O ROMANCE “A CONSCIÊNCIA DE ZENO” E O MAL ESTAR DA CIVILIZAÇÃO


Conheci a obra “A consciência de Zeno” a partir de uma publicação da revista Bravo, que listava as 100 melhores obras da humanidade, simplesmente. E sou fascinado por listas, logo as palavras “psicanálise” e “narrativa” motivaram-me abruptamente a ler esta obra, em algum momento. E garanto que não perdi meu tempo, na verdade, já reli. Digo o porquê.
As credenciais dessa obra já se bastam, caso a alguém for relevante. Ela foi publicada em 1923, logo após a primeira guerra mundial, por Italo Svevo, na verdade um pseudônimo do italiano Aron Ettore Schimitz. Considerada pela crítica uma obra prima, dialoga fortemente com a chamada narrativa de Trieste. Quase uma escola, onde pelejava, também, um James Joyce jovem e cheio de intensidade. Muitos dos músculos narrativos e das técnicas narratológicas objetivas tiveram retoques nesse ambiente. Joyce e Svevo eram amigos e trocavam leituras. Joyce leu “A consciência de Zeno” e ficou espantado do que havia para dizer sobre o fumo. Na verdade ele questionava a força narrativa de Svevo, em construir um personagem tão forte e esclarecedor diante de um motivo tão banal. Parar de fumar.
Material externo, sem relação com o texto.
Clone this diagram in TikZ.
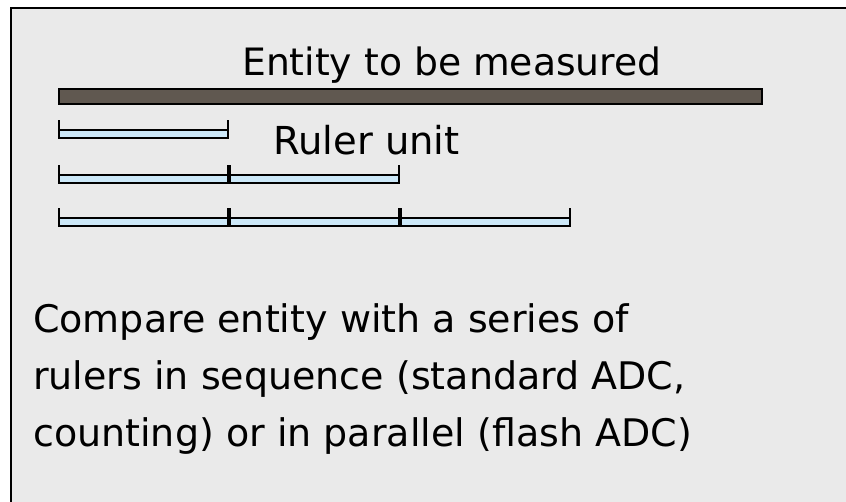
\documentclass[tikz,border=0pt]{standalone}
\usepackage{fontspec}
\setmainfont{DejaVu Sans}
\usetikzlibrary{calc}
\definecolor{panelgrey}{HTML}{EAEAEA}
\definecolor{entitybrown}{HTML}{605850}
\definecolor{rulerblue}{HTML}{CCE8F8}

\begin{document}
\begin{tikzpicture}[x=1pt,y=-1pt,
    rulerbar/.style={draw=black,line width=1.6pt,fill=rulerblue},
    rulertick/.style={draw=black,line width=1.6pt},
    label/.style={inner sep=0pt,anchor=base west}]
  \useasboundingbox (0,0) rectangle (846,501);
  \clip (0,0) rectangle (846,501);
  \draw[fill=panelgrey,line width=2pt] (11,8) rectangle (870,530);

  \draw[fill=entitybrown,line width=2.2pt] (59,89) rectangle (762,104);
  \node[label,font=\fontsize{37.7}{45}\selectfont] (entity) at (242,75) {Entity to be measured};

  % rows of ruler units: row number / top of the ticks
  \foreach \row/\top in {1/120,2/165,3/208} {
    \foreach \k in {1,...,\row} {
      \pgfmathsetmacro{\xa}{59+(\k-1)*171}
      \pgfmathsetmacro{\xb}{\xa+169}
      \draw[rulerbar] (\xa,\top+10) rectangle (\xb,\top+18);
      \draw[rulertick] (\xa,\top) -- (\xa,\top+18) (\xb,\top) -- (\xb,\top+18);
    };
  };
  \node[label,font=\fontsize{38.5}{45}\selectfont] (unit) at (273,154) {Ruler unit};

  % base of a multi-line node is its last line
  \node[label,align=left,font=\fontsize{38}{57}\selectfont] (compare) at (33,446)
    {Compare entity with a series of\\
     rulers in sequence (standard ADC,\\
     counting) or in parallel (flash ADC)};
\end{tikzpicture}
\end{document}
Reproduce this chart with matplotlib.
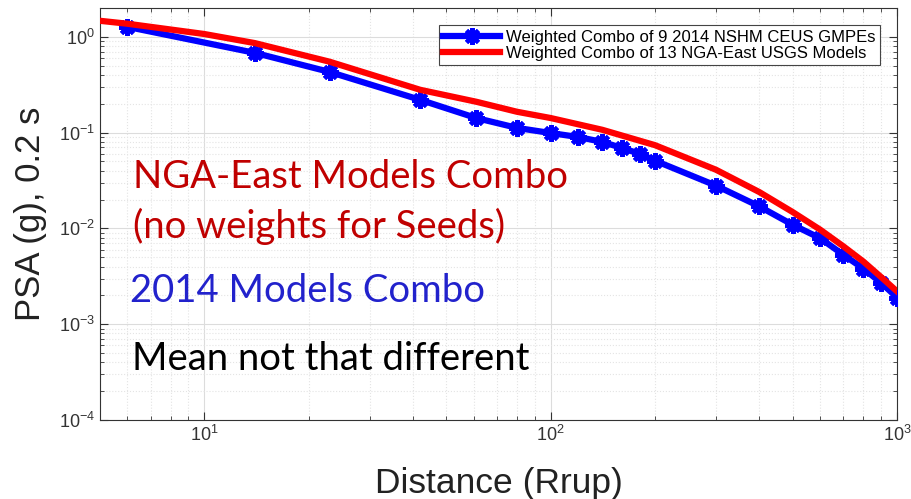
import matplotlib
matplotlib.use("Agg")
import matplotlib.pyplot as plt
from matplotlib.ticker import LogLocator, NullFormatter

# distance (km) and PSA (g)
dist_2014 = [6, 14, 23, 42, 61, 80, 100, 120, 141, 161, 181, 200,
             300, 400, 500, 600, 700, 800, 900, 1000]
psa_2014 = [1.27, 0.68, 0.43, 0.22, 0.142, 0.112, 0.099, 0.090, 0.080,
            0.069, 0.060, 0.051, 0.028, 0.017, 0.0109, 0.0079, 0.0053,
            0.0038, 0.0027, 0.0019]

dist_nga = [5, 6, 10, 14, 23, 42, 61, 80, 100, 141, 200, 300, 400,
            500, 600, 700, 800, 900, 1000]
psa_nga = [1.47, 1.37, 1.07, 0.86, 0.55, 0.28, 0.21, 0.165, 0.142,
           0.107, 0.074, 0.041, 0.024, 0.0148, 0.0097, 0.0065, 0.0045,
           0.0031, 0.0022]

label_2014 = "Weighted Combo of 9 2014 NSHM CEUS GMPEs"
label_nga = "Weighted Combo of 13 NGA-East USGS Models"

plt.rcParams['font.family'] = ['Liberation Sans', 'DejaVu Sans']

fig = plt.figure(figsize=(9.12, 4.99), dpi=100)
ax = fig.add_axes([0.1096, 0.1583, 0.874, 0.8257])

# matlab-ish asterisk markers
ax.plot(dist_2014, psa_2014, color='#0000ff', lw=4.5, marker=(8, 2, 0),
        ms=12, mew=3, label=label_2014, zorder=3)
ax.plot(dist_nga, psa_nga, color='#ff0000', lw=4.5, label=label_nga, zorder=4)

ax.set_xscale('log')
ax.set_yscale('log')
ax.set_xlim(5, 1000)
ax.set_ylim(1e-4, 2)

ax.xaxis.set_minor_locator(LogLocator(base=10, subs=range(2, 10)))
ax.yaxis.set_minor_locator(LogLocator(base=10, subs=range(2, 10)))
ax.xaxis.set_minor_formatter(NullFormatter())
ax.yaxis.set_minor_formatter(NullFormatter())

ax.grid(True, which='major', color='#dcdcdc', lw=0.8, ls='-')
ax.grid(True, which='minor', color='#e4e4e4', lw=0.8, ls=':')
ax.tick_params(which='both', direction='in', top=True, right=True,
               colors='#333333', labelsize=13)
ax.tick_params(which='major', length=6)
ax.tick_params(which='minor', length=3)
for s in ax.spines.values():
    s.set_color('#333333')
    s.set_linewidth(0.8)

ax.set_xlabel("Distance (Rrup)", fontsize=25.5, color='#222222')
ax.set_ylabel("PSA (g), 0.2 s", fontsize=25, color='#222222')
ax.yaxis.set_label_coords(-0.066, 0.5)
ax.xaxis.set_label_coords(0.5, -0.114)

leg = ax.legend(loc='upper right', fontsize=12, handlelength=3.4,
                handletextpad=0.35, fancybox=False, framealpha=1,
                edgecolor='#444444', borderaxespad=1.05, labelspacing=0.1,
                borderpad=0.25)
leg.get_frame().set_linewidth(0.8)

note_font = ['Lato', 'DejaVu Sans']
fig.text(0.146, 0.623, "NGA-East Models Combo", color='#c00000',
         fontsize=27.5, family=note_font, va='baseline')
fig.text(0.146, 0.523, "(no weights for Seeds)", color='#c00000',
         fontsize=27.5, family=note_font, va='baseline')
fig.text(0.143, 0.395, "2014 Models Combo", color='#2222cc',
         fontsize=27.5, family=note_font, va='baseline')
fig.text(0.145, 0.259, "Mean not that different", color='black',
         fontsize=27.5, family=note_font, va='baseline')

fig.savefig("out.png", dpi=100)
Este mote sustenta o livro. Nosso personagem, narrador em primeiríssima pessoa, possui sofisticadas técnicas de apresentação dos fatos, que hora mostram-se límpidos e claros, ora mostram-se cravejados por sua própria leitura e ordenação, atrapalhando a análise externa. Na verdade, a provável cura de Zeno é sua própria aplicação do método psicanalítico, onde ele justifica-se sempre do que fez em vida, das coisas ruins que provocou, julgando sua própria moralidade.
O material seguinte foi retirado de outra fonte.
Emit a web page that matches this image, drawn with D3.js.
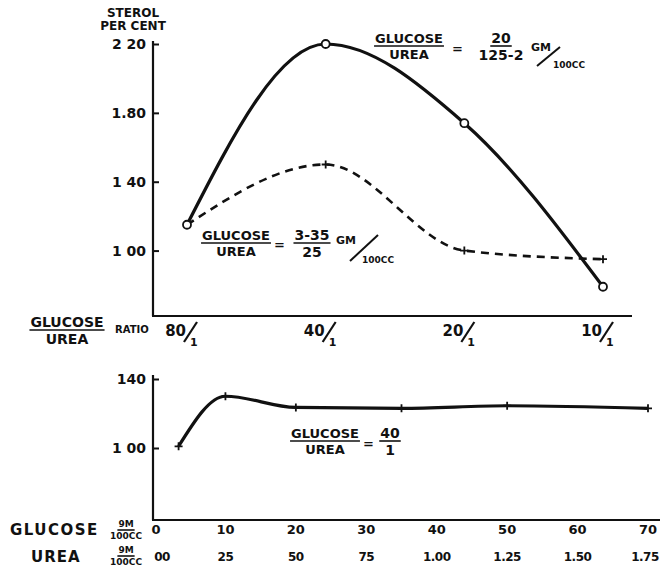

Mas seu julgamento moral é muitas vezes parcial, não permitindo que ele se descubra o vilão. Sempre, no final, sua razão acoberta a suas descobertas, obstruindo que ele consiga a cura que quer pela psicanálise, ou seja, compreendendo as causas profundas de seus problemas com o fumo e com as pessoas. Portanto, o médico é sempre um ser estranho, mesmo que seja parte importante no processo, uma vez que ele, doutor sem nome, levará à cura. Então Zeno se mostra a própria cura, ou a tentativa dela, negando o caráter eficaz da psicanálise.
Voltando à trama central do romance, a base é a narrativa pessoal e impessoal, quando possível, do personagem “Zeno”, que inicia um tratamento psicanalítico para abandonar o fumo. O protagonista textualiza sua trajetória pessoal, mentalmente, narrando em detalhes alguns momentos relevantes da sua vida, divididos no livro em capítulos principais, que exemplifico os que mais chocaram-me como leitor: a morte de seu pai, seu casamento e sua traição. Suas descrições minuciosas com um foco narrativo ímpar, detalhes narratológicos e camadas e camadas de inferências nos faz ver o mundo de Zeno, sua mente, quase que como o Doutor, ou agindo como tal, mas que na verdade, o Doutor é o próprio Zeno, que nos leva a tentar e provar suas afirmações.
Tenho dito, não sem certa resistência, que as narrativas são peças vivas e que a técnica bem manipulada e executada é como uma sinfonia, ou o canto de um tenor. São práticas exaustivas de testes, aplicações e resultados, que criam uma mágica no ato da leitura. Um grande enredo pode derreter nas mãos de um maestro fraco. E um enredo simples pode transformar-se em um épico na prática de um grande narrador como Dostoiévski. Narrar é um conjunto de habilidades que devem ser harmonizados dentro de uma performance e uma nuance. Não perderemos, enquanto analistas, nenhum minuto lendo este Romance.   
Por outro lado, uma sombra paira sobre a humanidade desde a sua consciência. No acender a tocha da mente, os fantasmas da culpa, do medo e de vassalos como a ansiedade e o tédio aglomeram-se, permeando a cultura e o nosso senso de sobrevivência mais vital. A sociedade está doente? O homem está doente? Desde o sempre a pergunta é a mesma. Muito da mitologia grega baseou-se nas dores da alma. Freud já havia persistido na doença da cultura. E hoje vivemos os mesmos questionamentos. Então, qual a importância de uma obra narrativa, com narratividade forte e objetiva, técnicas narratológicas bem construídas, escancarar a construção e desconstrução do “eu” frente às dores do mundo?
Este é o romance “A Consciência de Zeno”, que merece ser lido com aquele olhar sintonizado com o nosso tempo, com o nosso eu, com as técnicas narrativas e com o mal estar da civilização de Freud.